I cannot say enough that we ask these questions every week. None of them take me by surprise. Perhaps it was my brother’s preamble about not allowing communion to become routine and a matter of rote that made what he said afterwards land. Maybe it was the Holy Spirit. Ultimately, I don’t know. But something in that really stuck with me.

As I reflected on it, I thought about whether I do what my brother described. At first, I thought, there’s loads of stuff I am happy to sit with disagreement so that’s not really me. But then, of course, I started to think, but the rubber doesn’t hit the road on the stuff where I’m happy with disagreement. The issue is when it is stuff I feel, very deeply, that disagreement is quite difficult. What do I think in my heart about people then? I know what I often think and feel. It is a very searching question indeed.

That is not to say that all disagreement is okay. Interestingly, in the service, there was a bit of a laugh (and a subsequent impromptu explanation) over somebody’s use of the phrase ‘churches together’. What was clear enough is not every disagreement is acceptable disagreement. Not every matter can be placed in the ‘tertiary or indifferent’ category. Some matters of disagreement are serious and cannot be set aside. Other matters of disagreement really do not warrant nearly the response that our heart so often wants to make. You preferring the seats in a different configuration to me should not be the start of a civil war! But then, there are loads of matters that sit between those poles. Things that do matter and on which we have to form a position, positions that may even exclude people from our churches (or us from theirs), without necessarily suggesting that we think Jesus has not died for that person. Knowing exactly where various issues land is difficult indeed.
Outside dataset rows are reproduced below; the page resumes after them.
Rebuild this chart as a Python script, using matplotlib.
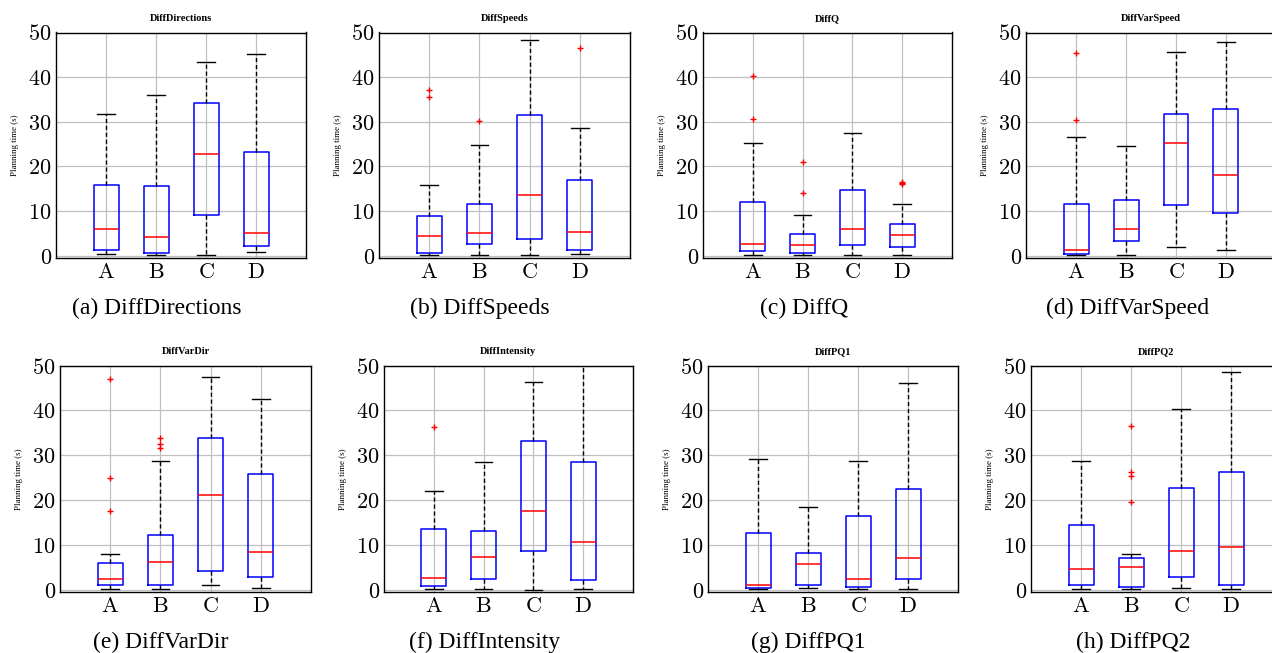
import matplotlib
matplotlib.use("Agg")
import matplotlib.pyplot as plt

plt.rcParams["mathtext.fontset"] = "cm"

groups = ["A", "B", "C", "D"]
titles = ["DiffDirections", "DiffSpeeds", "DiffQ", "DiffVarSpeed",
          "DiffVarDir", "DiffIntensity", "DiffPQ1", "DiffPQ2"]
letters = ["a", "b", "c", "d", "e", "f", "g", "h"]
yticks = [0, 10, 20, 30, 40, 50]

# box statistics per panel, one value per group A-D
medians = [
    [6.1, 4.3, 22.7, 5.2],
    [4.5, 5.1, 13.7, 5.3],
    [2.7, 2.4, 6.0, 4.7],
    [1.3, 6.0, 25.2, 18.1],
    [2.5, 6.2, 21.1, 8.5],
    [2.6, 7.4, 17.6, 10.6],
    [1.0, 5.7, 2.5, 7.0],
    [4.6, 5.1, 8.6, 9.5],
]
q1s = [
    [1.3, 0.7, 9.1, 2.2],
    [0.7, 2.7, 3.7, 1.3],
    [1.0, 0.7, 2.4, 2.0],
    [0.5, 3.2, 11.4, 9.6],
    [1.0, 1.0, 4.2, 2.9],
    [0.9, 2.5, 8.7, 2.1],
    [0.4, 1.1, 0.7, 2.5],
    [1.0, 0.7, 2.8, 1.1],
]
q3s = [
    [15.9, 15.7, 34.2, 23.2],
    [8.8, 11.7, 31.5, 16.9],
    [12.0, 4.8, 14.7, 7.1],
    [11.5, 12.4, 31.8, 32.8],
    [6.0, 12.3, 33.9, 25.7],
    [13.6, 13.1, 33.1, 28.4],
    [12.6, 8.1, 16.4, 22.4],
    [14.5, 7.1, 22.7, 26.3],
]
whis_low = [
    [0.4, 0.2, 0.2, 0.9],
    [0.2, 0.15, 0.1, 0.5],
    [0.15, 0.15, 0.15, 0.15],
    [0.1, 0.1, 2.0, 1.3],
    [0.15, 0.1, 1.0, 0.5],
    [0.15, 0.1, 0.0, 0.15],
    [0.15, 0.4, 0.15, 0.15],
    [0.15, 0.15, 0.5, 0.15],
]
whis_high = [
    [31.7, 36.1, 43.3, 45.1],
    [15.9, 24.9, 48.4, 28.6],
    [25.2, 9.1, 27.6, 11.5],
    [26.7, 24.6, 45.7, 47.9],
    [8.0, 28.8, 47.4, 42.6],
    [22.1, 28.4, 46.3, 52.0],
    [29.2, 18.4, 28.8, 46.0],
    [28.8, 8.0, 40.3, 48.6],
]
outliers = [
    [[], [], [], []],
    [[37.1, 35.5], [30.1], [], [46.5]],
    [[40.3, 30.6], [21.1, 14.1], [], [16.0, 16.2, 16.5]],
    [[45.3, 30.4], [], [], []],
    [[47.0, 25.0, 17.6], [33.9, 32.4, 31.5], [], []],
    [[36.3], [], [], []],
    [[], [], [], []],
    [[], [36.5, 26.3, 25.4, 19.5], [], []],
]

W, H = 1272, 653
fig = plt.figure(figsize=(W / 100, H / 100), dpi=100)

# axes boxes in pixels: left, top, right, bottom
ax_px = [
    (56, 32.5, 306, 258), (379, 32.5, 630, 258), (703, 32.5, 952, 258), (1026, 32.5, 1276, 258),
    (60, 365.5, 311, 592), (384, 365.5, 633, 592), (708, 365.5, 958, 592), (1031, 365.5, 1281, 592),
]
cap_px = [(157, 308), (480, 308), (804, 308), (1128, 308),
          (161, 642), (485, 642), (808, 642), (1133, 642)]

for i in range(8):
    l, t, r, b = ax_px[i]
    ax = fig.add_axes([l / W, 1 - b / H, (r - l) / W, (b - t) / H])
    stats = []
    for j, g in enumerate(groups):
        stats.append(dict(med=medians[i][j], q1=q1s[i][j], q3=q3s[i][j],
                          whislo=whis_low[i][j], whishi=whis_high[i][j],
                          fliers=outliers[i][j], label=g))
    ax.bxp(stats, positions=[1, 2, 3, 4], widths=0.5, capwidths=0.35,
           boxprops=dict(color="blue", linewidth=1.1),
           medianprops=dict(color="red", linewidth=1.1),
           whiskerprops=dict(color="black", linewidth=1.0, linestyle=(0, (3, 2))),
           capprops=dict(color="black", linewidth=1.0),
           flierprops=dict(marker="+", markeredgecolor="red", markersize=4,
                           markeredgewidth=1.0, linestyle="none"))
    ax.set_xlim(0, 5)
    ax.set_ylim(-0.5, 50)
    ax.set_axisbelow(True)
    ax.grid(True, color="#c0c0c0", linewidth=0.9)
    ax.set_yticks(yticks)
    ax.set_yticklabels(["$%d$" % v for v in yticks], fontsize=16)
    ax.set_xticks([1, 2, 3, 4])
    ax.set_xticklabels(["$\\mathrm{%s}$" % g for g in groups], fontsize=16)
    ax.tick_params(axis="both", length=0, pad=3)
    for s in ax.spines.values():
        s.set_linewidth(1.0)
    ax.set_title(titles[i], fontfamily="Liberation Serif", fontweight="bold",
                 fontsize=7.5, pad=8)
    ax.set_ylabel("Planning time (s)", fontfamily="Liberation Serif", fontsize=6.5,
                  labelpad=7)
    cx, cy = cap_px[i]
    fig.text(cx / W, 1 - cy / H, "(%s) %s" % (letters[i], titles[i]),
             fontfamily="Liberation Serif", fontsize=17, ha="center", va="center")

fig.savefig("out.png", dpi=100)
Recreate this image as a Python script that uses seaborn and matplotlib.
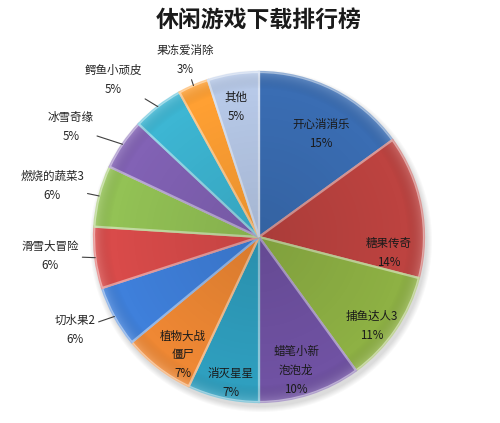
import numpy as np
import matplotlib
matplotlib.use("Agg")
import matplotlib.pyplot as plt
import matplotlib.colors as mcolors
from matplotlib.patches import Circle
import seaborn as sns

# 数据
games = ["开心消消乐", "糖果传奇", "捕鱼达人3", "蜡笔小新泡泡龙", "消灭星星", "植物大战僵尸",
         "切水果2", "滑雪大冒险", "燃烧的蔬菜3", "冰雪奇缘", "鳄鱼小顽皮", "果冻爱消除", "其他"]
shares = [15, 14, 11, 10, 7, 7, 6, 6, 6, 5, 5, 3, 5]
outside = [False, False, False, False, False, False, True, True, True, True, True, True, False]

colors = ['#3A6DB3', '#BD4340', '#8EB144', '#7052A3', '#2F9FBF', '#EF8834',
          '#3F80DB', '#D94B4A', '#93C255', '#8262B5', '#3DB6D3', '#FFA033', '#B7C9E8']

# label placement (radius factor, clockwise shift in degrees)
label_r = [0.73, 0.79, 0.87, 0.84, 0.90, 0.85, 1.25, 1.27, 1.29, 1.32, 1.30, 1.16, 0.80]
label_shift = [4, 18, 4, 2.5, -1.6, -5, 2, 2, -0.6, -4, -5, 0.7, -1]

sns.set_theme(style="white")
plt.rcParams['font.family'] = ['Noto Sans CJK SC', 'DejaVu Sans']

fig = plt.figure(figsize=(5, 4.23), dpi=100)
ax = fig.add_axes([0, 0, 1, 1])

cx, cy, R = 259, 186, 165

# faint shadow under the pie
for k in range(6):
    ax.add_patch(Circle((cx + 2, cy - 4), R + 1 + k, color='black',
                        alpha=0.025, lw=0, zorder=0))

wedges, _ = ax.pie(shares, colors=colors, startangle=90, counterclock=False,
                   center=(cx, cy), radius=R, frame=True,
                   wedgeprops=dict(edgecolor='white', linewidth=0.6))

# bevel: lighter edge of each wedge's own colour
for w, c in zip(wedges, colors):
    light = 0.55 * np.array(mcolors.to_rgb(c)) + 0.45
    w.set_edgecolor(light)
    w.set_linewidth(1.6)
    w.set_zorder(2)

# soft radial shading, clipped to the pie
xx, yy = np.meshgrid(np.linspace(-1, 1, 300), np.linspace(-1, 1, 300))
rr = np.sqrt(xx ** 2 + yy ** 2)
shade = np.zeros((300, 300, 4))
shade[..., 3] = np.clip(0.10 * (1 - rr / 0.9), 0, 0.10)
rim = np.clip((rr - 0.9) / 0.1, 0, 1)
shade[..., :3] = rim[..., None]
shade[..., 3] += 0.18 * rim
img = ax.imshow(shade, extent=(cx - R, cx + R, cy - R, cy + R), origin='lower',
                zorder=3, interpolation='bilinear')
img.set_clip_path(Circle((cx, cy), R, transform=ax.transData))

ax.set_xlim(0, 500)
ax.set_ylim(0, 423)
ax.set_aspect('equal')
ax.axis('off')

for w, name, val, out, rf, sh in zip(wedges, games, shares, outside, label_r, label_shift):
    mid = np.deg2rad((w.theta1 + w.theta2) / 2 - sh)
    tx, ty = cx + rf * R * np.cos(mid), cy + rf * R * np.sin(mid)
    txt = name
    if not out and len(name) > 5:
        txt = name[:4] + "\n" + name[4:]
    txt = f"{txt}\n{val}%"
    if out:
        emid = np.deg2rad((w.theta1 + w.theta2) / 2)
        ex, ey = cx + R * np.cos(emid), cy + R * np.sin(emid)
        ax.annotate(txt, xy=(ex, ey), xytext=(tx, ty), ha='center', va='center',
                    fontsize=8.3, color='#262626', linespacing=1.6, zorder=5,
                    arrowprops=dict(arrowstyle='-', color='#404040', lw=0.8,
                                    shrinkA=0, shrinkB=0))
    else:
        ax.text(tx, ty, txt, ha='center', va='center', fontsize=8.3,
                color='#1a1a1a', linespacing=1.6, zorder=5)

ax.text(259, 403, "休闲游戏下载排行榜", ha='center', va='center',
        fontsize=16.5, fontweight='bold', color='#1a1a1a')

fig.savefig("out.png", dpi=100, facecolor='white')
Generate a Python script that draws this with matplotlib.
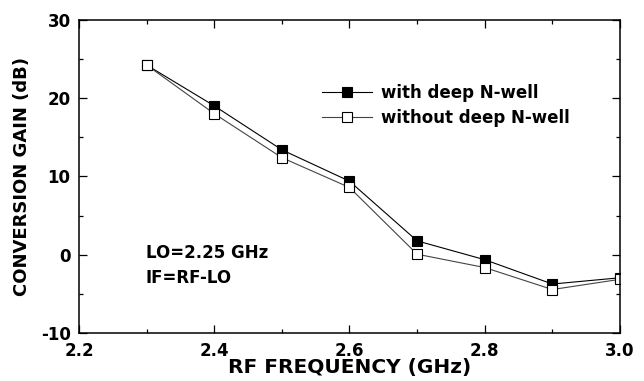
import matplotlib
matplotlib.use("Agg")
import matplotlib.pyplot as plt
from matplotlib.ticker import MultipleLocator

plt.rcParams['font.family'] = ['DejaVu Sans']
plt.rcParams['font.weight'] = 'bold'
plt.rcParams['axes.unicode_minus'] = False

# RF frequency (GHz)
freq = [2.3, 2.4, 2.5, 2.6, 2.7, 2.8, 2.9, 3.0]
# conversion gain (dB)
gain_with = [24.2, 19.0, 13.4, 9.4, 1.8, -0.6, -3.7, -2.9]
gain_without = [24.2, 18.0, 12.4, 8.6, 0.1, -1.6, -4.4, -3.1]

fig = plt.figure(figsize=(6.44, 3.81), dpi=100)
ax = fig.add_axes([0.1227, 0.1247, 0.8400, 0.8241])

ax.plot(freq, gain_with, color='black', lw=0.8, marker='s', ms=7,
        mfc='black', mec='black', mew=0.8, label='with deep N-well')
ax.plot(freq, gain_without, color='#444444', lw=0.8, marker='s', ms=7,
        mfc='white', mec='black', mew=0.8, label='without deep N-well')

ax.set_xlim(2.2, 3.0)
ax.set_ylim(-10, 30)
ax.xaxis.set_major_locator(MultipleLocator(0.2))
ax.xaxis.set_minor_locator(MultipleLocator(0.1))
ax.yaxis.set_major_locator(MultipleLocator(10))
ax.yaxis.set_minor_locator(MultipleLocator(5))
ax.tick_params(which='both', direction='in', top=True, right=True, labelsize=12, pad=6)
ax.tick_params(which='major', length=5.5, width=0.9)
ax.tick_params(which='minor', length=2.7, width=0.9)
ax.set_xticks([2.2, 2.4, 2.6, 2.8, 3.0])
ax.set_xticklabels(['2.2', '2.4', '2.6', '2.8', '3.0'])
for s in ax.spines.values():
    s.set_linewidth(1.1)

ax.set_xlabel('RF FREQUENCY (GHz)', fontsize=14.5, fontweight='bold', labelpad=-1)
ax.set_ylabel('CONVERSION GAIN (dB)', fontsize=13, fontweight='bold')
ax.yaxis.set_label_coords(-0.088, 0.5)

ax.text(0.1238, 0.2404, 'LO=2.25 GHz', transform=ax.transAxes, fontsize=12,
        fontweight='bold', va='baseline', ha='left')
ax.text(0.1238, 0.1608, 'IF=RF-LO', transform=ax.transAxes, fontsize=12,
        fontweight='bold', va='baseline', ha='left')

ax.legend(loc='upper left', bbox_to_anchor=(0.4495, 0.795), frameon=False,
          fontsize=12, borderpad=0, borderaxespad=0, handlelength=3.0,
          handletextpad=0.54, labelspacing=0.4)

fig.savefig('out.png', dpi=100)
But the point, I think, lands best when we consider those within our own church. We agree on the gospel (otherwise we aren’t even the same religion). We presumably agree, or can tolerate, where we land on the majority of secondary matters (otherwise we wouldn’t have become members in the same church). Which suggests the majority of the things we’re hitting on inside our own churches are tertiary matters. What my heart thinks of brothers and sisters who disagree with me on matters to which the Bible may well speak, but doesn’t deem vital to the gospel or the life of the church itself? On those terms, it is a very telling question.

The sermon itself spoke about the importance of the local church in this. We may think we’re terrible Christians and need the church to help us see that there is, really, the evidence of spiritual growth in our lives. Others of us may think we’re awesome and need the church to knock us heads together and tell us we’re not all that. But it is in the church, rubbing up alongside other believers with whom we may have nothing in common other than Jesus, where we grow most. We must remember that these people are the ones for whom Jesus died. He went to the cross with their particular names on his hands, he calls these people brothers and sisters and he stands next to the Father reminding him that this lot are with him and he’s not ashamed of them. Jesus isn’t sick of them. Jesus isn’t tired of them. What would church look like if we all remembered that next time someone annoyed us, disagreed with us or pushed something we wished they wouldn’t?

As my friends says, sometimes it is just single sentences that do it.